Computer programming isn't driving or car maintenance

Today on BBC Radio 4 there was a segment about the importance of teaching computer programming in British schools. While I'm delighted to hear this being aired on such an importance program, some of the discussion was ridiculous.

Here's a key question:
John Humphrys: We don't need to know what goes on under the car's bonnet. Why do we need to know what goes on inside the computer?
This brings to mind the wonderful Charles Babbage responding to a question about his mechanical engines: "I am not able rightly to apprehend the kind of confusion of ideas that could provoke such a question."

The question somehow equates a car with a computer.

What the question completely overlooks is that the computer is not a machine like a car with a single purpose, it's a meta-machine. A machine that can masquerade as other sorts of machine. A sort of chameleon device that can be persuaded to do its programmer's bidding. In the words of Alan Turing: "a universal machine".

You can't imagine someone turning a car into a music player, a machine that beats you at chess, a camera, a word processor, or a communication device. A car does one thing: moves. You need to know how to operate the movement. Well, a computer does one thing: lets you program it to do things.

If you teach someone to operate a word processor (as is done in the UK's stupid ICT classes) you are not teaching them to use a computer at all. You are teaching them to use a word processor. It's a bit like teaching them to use a typewriter only this one's a bit more sophisticated.
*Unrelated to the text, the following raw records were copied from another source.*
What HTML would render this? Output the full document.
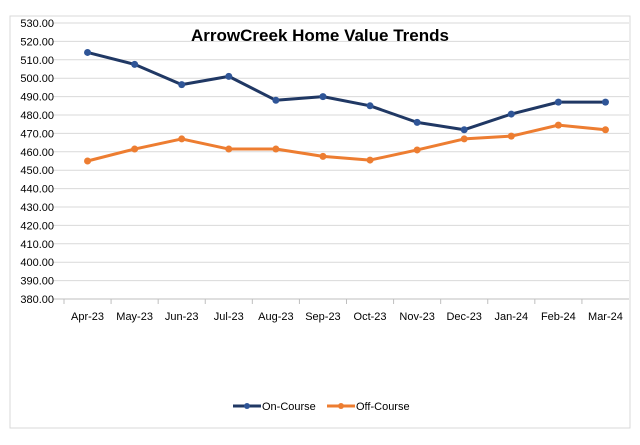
<!DOCTYPE html>
<html><head><meta charset="utf-8"><style>
body{margin:0;background:#fff;width:640px;height:440px;overflow:hidden;font-family:"Liberation Sans",Arial,sans-serif}
</style></head><body>
<svg width="640" height="440">
<rect x="10" y="16" width="620" height="412" fill="#fff" stroke="#d9d9d9"/>
<g id="grid"></g><g id="ylab"></g><g id="xlab"></g><g id="series"></g>
<text x="320" y="41" text-anchor="middle" font-size="17" font-weight="bold" fill="#000">ArrowCreek Home Value Trends</text>
<g>
<g><line x1="233" y1="406" x2="261" y2="406" stroke="#203864" stroke-width="3"/><circle cx="247" cy="406" r="3" fill="#2f5597"/><text x="262" y="410" font-size="11">On-Course</text></g>
<g><line x1="327" y1="406" x2="355" y2="406" stroke="#ed7d31" stroke-width="3"/><circle cx="341" cy="406" r="3" fill="#ed7d31"/><text x="356" y="410" font-size="11">Off-Course</text></g>
</g>
</svg>
<script>
const categories=["Apr-23","May-23","Jun-23","Jul-23","Aug-23","Sep-23","Oct-23","Nov-23","Dec-23","Jan-24","Feb-24","Mar-24"];
const onCourse=[514,507.5,496.5,501,488,490,485,476,472,480.5,487,487];
const offCourse=[455,461.5,467,461.5,461.5,457.5,455.5,461,467,468.5,474.5,472];
const yTicks=[380,390,400,410,420,430,440,450,460,470,480,490,500,510,520,530];
const NS="http://www.w3.org/2000/svg";
const L=64,R=629,T=23,B=299,yMin=380,yMax=530;
const band=(R-L)/categories.length;
const x=i=>L+band*(i+0.5);
const y=v=>B-(v-yMin)/(yMax-yMin)*(B-T);
function mk(tag,at,parent){const e=document.createElementNS(NS,tag);for(const k in at)e.setAttribute(k,at[k]);document.getElementById(parent).appendChild(e);return e;}
yTicks.forEach(v=>{
 const g=mk('line',{x1:53,x2:R,y1:y(v),y2:y(v),stroke:v===yMin?'#bfbfbf':'#d9d9d9','stroke-width':1},'grid');
 
 
 const t=mk('text',{x:54,y:y(v)+4,'text-anchor':'end','font-size':11,fill:'#000'},'ylab');
 t.textContent=v.toFixed(2);
 
 
});
categories.forEach((c,i)=>{
 const tk=mk('line',{x1:L+band*i,x2:L+band*i,y1:B,y2:B+5,stroke:'#bfbfbf'},'xlab');
 
 
 const t=mk('text',{x:x(i),y:B+21,'text-anchor':'middle','font-size':11,fill:'#000'},'xlab');
 t.textContent=c;
 
 
});
function series(vals,color,mcolor,name){
 const p=mk('polyline',{points:vals.map((v,i)=>x(i)+','+y(v)).join(' '),fill:'none',stroke:color,'stroke-width':3,'stroke-linejoin':'round'},'series');
 
 
 vals.forEach((v,i)=>{
  const c=mk('circle',{cx:x(i),cy:y(v),r:3.5,fill:mcolor},'series');
  
  
 });
}
series(onCourse,'#203864','#2f5597','on-course');
series(offCourse,'#ed7d31','#ed7d31','off-course');
</script>
</body></html>
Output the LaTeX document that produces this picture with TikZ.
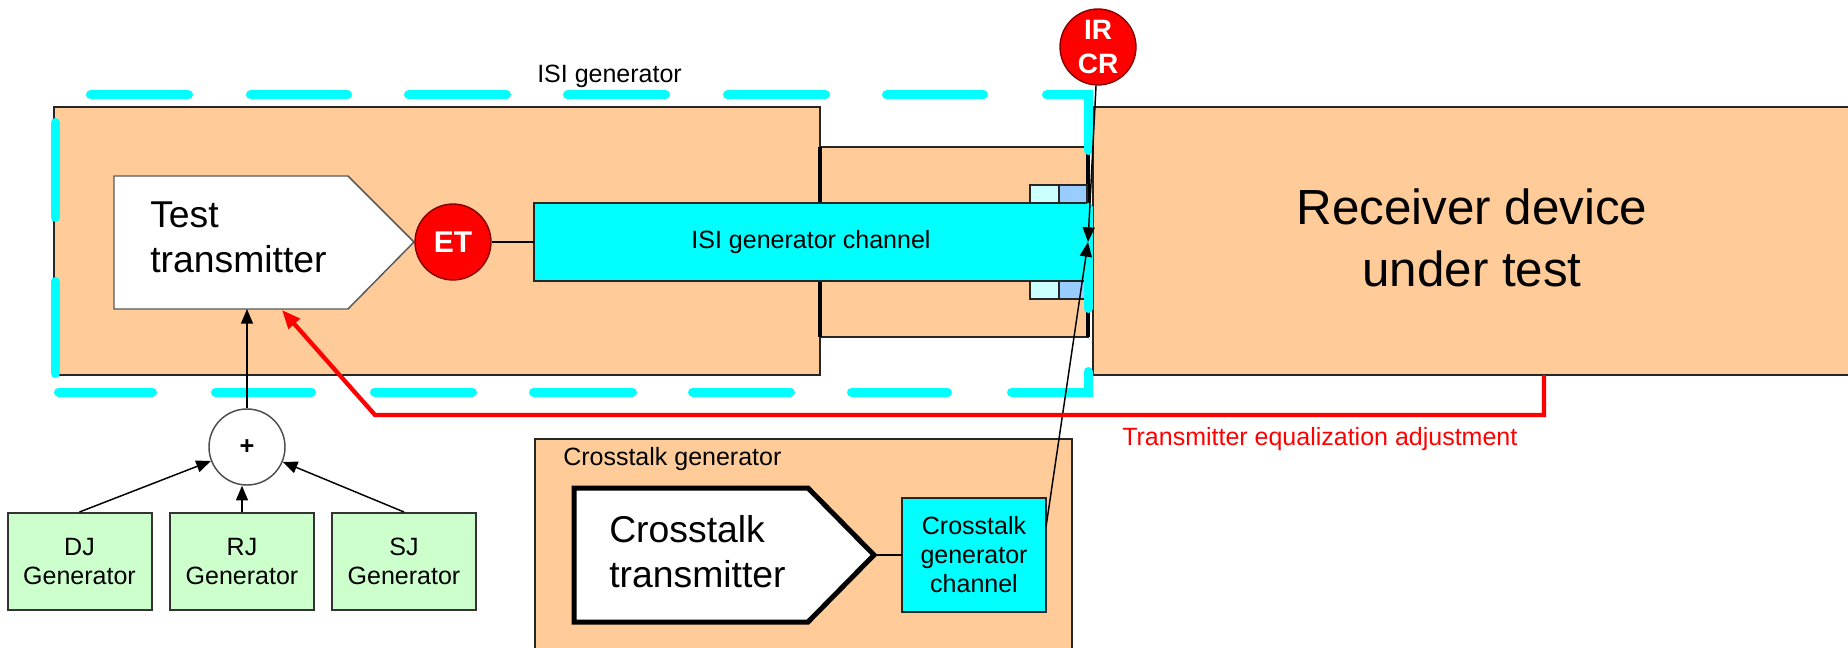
\documentclass[tikz,border=0pt]{standalone}
\usepackage{fontspec}
\setmainfont{Liberation Sans}
\usetikzlibrary{arrows.meta}
\definecolor{peach}{HTML}{FFCC99}
\definecolor{isicyan}{HTML}{00FFFF}
\definecolor{lcyan}{HTML}{CCFFFF}
\definecolor{lblue}{HTML}{99CCFF}
\definecolor{lgreen}{HTML}{CCFFCC}
\definecolor{redc}{HTML}{FF0000}
\newcommand\fsSmall{\fontsize{18.75pt}{21.75pt}\selectfont}
\newcommand\fsMid{\fontsize{28pt}{34pt}\selectfont}
\newcommand\fsBig{\fontsize{37pt}{46pt}\selectfont}
\newcommand\fsET{\fontsize{22.5pt}{26pt}\selectfont\bfseries}
\newcommand\fsIR{\fontsize{21pt}{25.5pt}\selectfont\bfseries}
\newcommand\fsPlus{\fontsize{19pt}{22pt}\selectfont\bfseries}
\begin{document}
\begin{tikzpicture}[x=0.75pt,y=-0.75pt,
  peachbox/.style={fill=peach, draw=black!85, line width=1.1pt},
  thickseg/.style={draw=black, line width=3.2pt},
  cyanseg/.style={draw=isicyan, line width=6.75pt, line cap=round},
  chbox/.style={draw=black!85, fill=isicyan, line width=1.1pt, inner sep=0pt, outer sep=0pt, align=center, font=\fsSmall},
  gen/.style={draw=black!80, fill=lgreen, line width=1.5pt, minimum width=108pt, minimum height=72.75pt, inner sep=0pt, align=center, font=\fsSmall},
  redcirc/.style={circle, fill=redc, draw=black!50!red, line width=1pt, minimum size=57pt, inner sep=0pt, text=white, align=center},
  sumc/.style={circle, draw=black!70, fill=white, line width=1.1pt, minimum size=57pt, inner sep=0pt, font=\fsPlus},
  conn/.style={draw=black, line width=1.1pt},
  arr/.style={draw=black, line width=1.1pt, -{Triangle[length=11pt,width=9pt]}},
  redarr/.style={draw=redc, line width=3.2pt, -{Triangle[length=14pt,width=11pt]}},
  lbl/.style={font=\fsSmall, anchor=base west, inner sep=0pt},
  midtxt/.style={font=\fsMid, anchor=base west, inner sep=0pt},
  bigtxt/.style={font=\fsBig, anchor=base, inner sep=0pt},
  sq/.style={draw=black!85, line width=1.1pt}
]
\useasboundingbox (0,0) rectangle (1848,648);

% ---------- boxes ----------
\draw[peachbox] (54,107) rectangle (820,375);
\draw[peachbox] (820,147) rectangle (1088,337);
\draw[peachbox] (1093,107) rectangle (1860,375);
\draw[peachbox] (535,439) rectangle (1072,660);

% thick walls of the middle box
\draw[thickseg] (820,147) -- (820,203);
\draw[thickseg] (820,281) -- (820,337);
\draw[thickseg] (1088,147) -- (1088,203);
\draw[thickseg] (1088,281) -- (1088,337);

% ISI generator channel
\node[chbox, minimum width=415.5pt, minimum height=58.5pt] (isich) at (811,242) {ISI generator channel};
\coordinate (chend) at (1088,242);

% small connector squares
\draw[sq, fill=lcyan] (1030,185) rectangle (1059,203);
\draw[sq, fill=lblue] (1059,185) rectangle (1087,203);
\draw[sq, fill=lcyan] (1030,281) rectangle (1059,299);
\draw[sq, fill=lblue] (1059,281) rectangle (1087,299);

% Test transmitter
\draw[line width=1.1pt, draw=black!65, fill=white] (114,176) -- (348,176) -- (414,242) -- (348,309) -- (114,309) -- cycle;
\coordinate (txin) at (247,309);
\coordinate (txfb) at (282,310);
\node[midtxt] (txt1) at (150,228) {Test};
\node[midtxt] (txt2) at (150,273) {transmitter};

% ET
\node[redcirc, font=\fsET] (ET) at (453,242) {ET};
\draw[conn] (ET) -- (isich);

% ---------- cyan dashed ISI generator outline ----------
\foreach \a/\b in {90.5/188.5, 250.5/347.5, 408.5/506.5, 567.5/665.5, 727.5/825.5, 886.5/983.5}
  \draw[cyanseg] (\a,95) -- (\b,95);
\draw[cyanseg] (1046.5,95) -- (1088,95) -- (1088,150.5);
\draw[cyanseg] (1088,207.5) -- (1088,308.5);
\draw[cyanseg] (1088,371.5) -- (1088,392) -- (1011.5,392);
\foreach \a/\b in {851.5/947.5, 692.5/790.5, 533.5/632.5, 374.5/472.5, 215.5/311.5, 58.5/152.5}
  \draw[cyanseg] (\a,392) -- (\b,392);
\draw[cyanseg] (55,281.5) -- (55,373.5);
\draw[cyanseg] (55,122.5) -- (55,217.5);

% IR / CR
\node[redcirc, font=\fsIR] (ircr) at (1098,47) {IR\\CR};
\draw[arr] (ircr) -- (chend);

% ---------- Crosstalk generator ----------
\draw[line width=3.75pt, fill=white] (574,488) -- (808,488) -- (874,555) -- (808,622) -- (574,622) -- cycle;
\coordinate (xttip) at (874,555);
\node[midtxt] (xtt1) at (609,542) {Crosstalk};
\node[midtxt] (xtt2) at (609,587) {transmitter};
\node[chbox, minimum width=108pt, minimum height=85.5pt] (xch) at (974,555) {Crosstalk\\generator\\channel};
\draw[conn] (xttip) -- (xch);
\coordinate (xchout) at (1046,527);
\draw[arr] (xchout) -- (chend);

% ---------- jitter generators ----------
\node[sumc] (sum) at (247,447) {+};
\node[gen] (DJ) at (79.5,561.5) {DJ\\Generator};
\node[gen] (RJ) at (242,561.5) {RJ\\Generator};
\node[gen] (SJ) at (404,561.5) {SJ\\Generator};
\draw[arr] (DJ.north) -- (sum);
\draw[arr] (RJ.north) -- (RJ.north |- sum.south);
\draw[arr] (SJ.north) -- (sum);
\draw[arr] (sum) -- (txin);

% ---------- receiver ----------
\node[bigtxt] (rx1) at (1472,225) {Receiver device};
\node[bigtxt] (rx2) at (1472,287) {under test};
\coordinate (rxadj) at (1544,375);
\coordinate (redbend) at (375,415);
\draw[redarr] (rxadj) |- (redbend) -- (txfb);
\node[lbl, text=redc] (eqlbl) at (1122,445) {Transmitter equalization adjustment};

% ---------- labels ----------
\node[lbl] (isilbl) at (537,83) {ISI generator};
\node[lbl] (xtlbl) at (563,465) {Crosstalk generator};
\end{tikzpicture}
\end{document}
In fact, there's be far more outrage if the UK's current ICT classes were called what they actually are: secretarial skills (that's not to demean secretaries as I went to learn how to be a secretary so that I'd be able to touch type).

Humphrys went on:
Isn't there a worry as well, Alex Hope, that we're scared (an awful lot of us anyway) are scared of computers? They seem to be such mysterious objects to us. I mean we can sort of vaguely understand what makes an internal combustion engine tick.
But actually writing code is a massive mystery to most of us.
I'd wager that that's the sort of argument you'd get from people who've never tried it. It's a bit like speaking French. That's really hard (the subjunctive really is a massive mystery), yet we do teach it in schools. And guess what? You're more likely to find yourself communicating with a computer and have need for real computer skills, then speaking to a French person.

More than 20 years ago I taught the LOGO programming language to primary school children. They were able to get the concepts and write programs. Why is today any different?

Tell you what: give me an hour with John Humphrys and I'll get him programming like a primary school child.